Der Sessionsauftakt, veranstaltet von der Willi-Ostermann-Gesellschaft, gehört am 11.11.2022 zur friedlichen Seite des Kölner Karnevals. Während es rund um die Zülpicher Straße zu chaotischen Szenen kommt, läuft hier alles nach Plan. "Wir hatten ein sehr ausgeklügeltes Sicherheitskonzept, das über die Jahre optimiert wurde", sagt Präsident Ralf Schlegelmilch. Dazu gehören rund 300 Sicherheitskräfte und zum Teil personalisierte Eintrittskarten. Als die maximal zulässigen 12.000 Zuschauer erreicht sind, kommt es gegen Mittag zu einem Einlass-Stopp, aber keineswegs zu schlechter Laune. "Die Stimmung ist perfekt, der liebe Gott muss ne Kölsche sin", sagt die schwarz-weiße Ulrike.
Kurzer und schmerzloser Abschied nach 52 Jahren
Bevor um 11.11 Uhr die Konfettikanonen knallen, kommen AnnenMayKantereit auf einen ebenso melancholischen wie überraschenden Kurzauftritt vorbei. Danach stehen Cat Ballou, Kasalla oder die Räuber auf dem Programm. Brings schicken mit "Polka, Polka, Polka" einen Doppelwumms durch die Verstärker.
Dann folgt ein weiterer Abschied. Erry Stoklosa und Bömmel Lückerath von den Bläck Fööss sind zum letzten Mal bei einem Sessionsauftakt dabei. Silvester treten sie noch einmal in der Lanxess-Arena auf. Dann ist für die letzten verbliebenen Gründungsmitglieder der Kultband nach 52 Jahren Feierabend. Wohl keine zweite Gruppe hat die kölsche Musikszene derartig geprägt. Dennoch hält sich die Wehmut in Grenzen. Mit einem lachenden und einem weinenden Auge gehe er noch einmal auf die Bühne, sagt Lückerath, bevor es losgeht: "Aber nach 52 Jahren kann es auch mal vorbei sein."

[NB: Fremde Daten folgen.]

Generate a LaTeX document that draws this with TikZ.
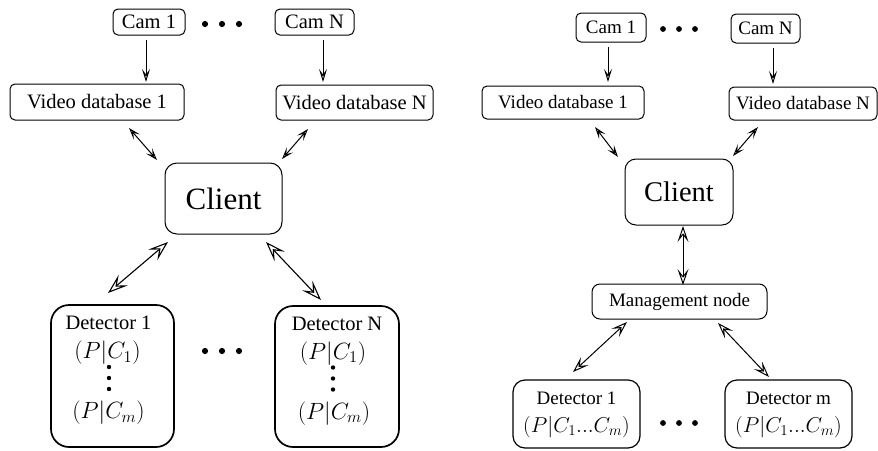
\RequirePackage{fix-cm}
\documentclass[tikz,border=0pt]{standalone}
\usepackage{fontspec}
\setmainfont{Liberation Serif}
\usetikzlibrary{arrows.meta}
\begin{document}
\begin{tikzpicture}[x=1pt,y=-1pt,
  box/.style={draw,rounded corners=5pt,inner sep=0pt,line width=1pt},
  txtL/.style={font=\fontsize{20.5}{24}\selectfont},
  txtR/.style={font=\fontsize{19}{22}\selectfont},
  mathL/.style={font=\fontsize{23.5}{27}\selectfont},
  mathR/.style={font=\fontsize{21.5}{25}\selectfont},
  plain/.style={inner sep=0pt},
  dotc/.style={fill=black},
  oneway/.style={line width=1pt,-{Stealth[open,length=13pt,width=8pt,inset=5.5pt]}},
  twosmall/.style={line width=1pt,{Stealth[open,length=12pt,width=8pt,inset=5.5pt]}-{Stealth[open,length=12pt,width=8pt,inset=5.5pt]}},
  twobig/.style={line width=1.1pt,{Stealth[open,length=20pt,width=14pt,inset=8.5pt]}-{Stealth[open,length=20pt,width=14pt,inset=8.5pt]}},
  twomid/.style={line width=1pt,{Stealth[open,length=16pt,width=11pt,inset=7pt]}-{Stealth[open,length=16pt,width=11pt,inset=7pt]}}
]
\useasboundingbox (0,0) rectangle (878,450);
% ---------------- left diagram ----------------
\node[box,txtL,minimum width=72pt,minimum height=26pt] (cam1) at (149,22) {Cam 1};
\node[box,txtL,minimum width=79pt,minimum height=26pt] (camN) at (314.5,22) {Cam N};
\node[box,txtL,minimum width=174pt,minimum height=36pt] (vdb1) at (97,102) {Video database 1};
\node[box,txtL,minimum width=157pt,minimum height=35pt] (vdbN) at (354.5,102.5) {Video database N};
\node[box,rounded corners=12pt,font=\fontsize{31}{36}\selectfont,minimum width=117pt,minimum height=71pt] (client) at (223.5,198.5) {Client};
\node[box,rounded corners=18pt,line width=1.7pt,minimum width=123pt,minimum height=142pt] (det1) at (112.5,376) {};
\node[box,rounded corners=18pt,line width=1.7pt,minimum width=124pt,minimum height=141pt] (detN) at (337,376.5) {};
\node[plain,txtL] (det1t) at ([shift={(-4,-53)}]det1.center) {Detector 1};
\node[plain,mathL] (det1a) at ([shift={(-5,-23)}]det1.center) {$(P|C_1)$};
\node[plain,mathL] (det1b) at ([shift={(-4,37)}]det1.center) {$(P|C_m)$};
\node[plain,txtL] (detNt) at ([shift={(0,-53)}]detN.center) {Detector N};
\node[plain,mathL] (detNa) at ([shift={(-4,-23)}]detN.center) {$(P|C_1)$};
\node[plain,mathL] (detNb) at ([shift={(-3,37)}]detN.center) {$(P|C_m)$};
\foreach \dy in {-9,2,13} {
  \fill[dotc] ([shift={(-3.5,\dy)}]det1.center) circle (2.2pt);
  \fill[dotc] ([shift={(-4,\dy)}]detN.center) circle (2.2pt);
}
\foreach \dx in {-17,0,17} {
  \fill[dotc] (222+\dx,24) circle (3.1pt);
  \fill[dotc] (222+\dx,351) circle (3.1pt);
}
\draw[oneway] ([shift={(-3,18)}]cam1.center) -- ([shift={(49,-20)}]vdb1.center);
\draw[oneway] ([shift={(8.5,18)}]camN.center) -- ([shift={(-31.5,-20.5)}]vdbN.center);
\draw[twosmall] ([shift={(32,26)}]vdb1.center) -- ([shift={(-66.5,-38.5)}]client.center);
\draw[twosmall] ([shift={(-46.5,26.5)}]vdbN.center) -- ([shift={(58.5,-39.5)}]client.center);
\draw[twobig] ([shift={(-55.5,43.5)}]client.center) -- ([shift={(-4.5,-83)}]det1.center);
\draw[twobig] ([shift={(42.5,43.5)}]client.center) -- ([shift={(-16,-76.5)}]detN.center);
% ---------------- right diagram ----------------
\node[box,txtR,minimum width=70pt,minimum height=29pt] (rcam1) at (611,27.5) {Cam 1};
\node[box,txtR,minimum width=69pt,minimum height=29pt] (rcamN) at (765.5,28.5) {Cam N};
\node[box,txtR,minimum width=162pt,minimum height=33pt] (rvdb1) at (563,102.5) {Video database 1};
\node[box,txtR,minimum width=148pt,minimum height=33pt] (rvdbN) at (803,103.5) {Video database N};
\node[box,rounded corners=11pt,font=\fontsize{28.5}{33}\selectfont,minimum width=108pt,minimum height=66pt] (rclient) at (679,192) {Client};
\node[box,rounded corners=8pt,txtR,minimum width=175pt,minimum height=35pt] (mgmt) at (679.5,301.5) {Management node};
\node[box,rounded corners=12pt,line width=1.2pt,minimum width=127pt,minimum height=68pt] (rdet1) at (576.5,414) {};
\node[box,rounded corners=12pt,line width=1.2pt,minimum width=127pt,minimum height=68pt] (rdetm) at (788.5,414) {};
\node[plain,txtR] (rdet1t) at ([shift={(0,-16)}]rdet1.center) {Detector 1};
\node[plain,mathR] (rdet1a) at ([shift={(0,13)}]rdet1.center) {$(P|C_1...C_m)$};
\node[plain,txtR] (rdetmt) at ([shift={(0,-16)}]rdetm.center) {Detector m};
\node[plain,mathR] (rdetma) at ([shift={(0,13)}]rdetm.center) {$(P|C_1...C_m)$};
\foreach \dx in {-16,0,16} {
  \fill[dotc] (679+\dx,29) circle (2.9pt);
  \fill[dotc] (679+\dx,423) circle (2.9pt);
}
\draw[oneway] ([shift={(-3,19.5)}]rcam1.center) -- ([shift={(45,-20.5)}]rvdb1.center);
\draw[oneway] ([shift={(7.5,19.5)}]rcamN.center) -- ([shift={(-30,-19.5)}]rvdbN.center);
\draw[twosmall] ([shift={(32,24.5)}]rvdb1.center) -- ([shift={(-61,-35)}]rclient.center);
\draw[twosmall] ([shift={(-45,23.5)}]rvdbN.center) -- ([shift={(54,-36)}]rclient.center);
\draw[twomid] ([shift={(4,34)}]rclient.center) -- ([shift={(3.5,-16.5)}]mgmt.center);
\draw[twomid] ([shift={(-52.5,20.5)}]mgmt.center) -- ([shift={(-3.5,-42)}]rdet1.center);
\draw[twomid] ([shift={(38.5,21.5)}]mgmt.center) -- ([shift={(-19.5,-37)}]rdetm.center);
\end{tikzpicture}
\end{document}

Noch einmal greift er zur Gitarre, noch einmal singt Erry Stoklosa den Riesenhit "En unserem Veedel" – "En d'r Weetschaff op d'r Eck ston die Männer an d'r Thek'". Es folgt zum Schluss "Rut un wiess wie lieb ich dich". "Tschö", sagt Stoklosa. Mehr sagt er nicht. "Oma Edith" ist zum Glück nicht sprachlos: "Die Höhner bleiben die Höhner und die Bläck Fööss bleiben die Bläck Fööss. Auch ohne die Alten sind sie gut." Dann geht auch sie nach Hause.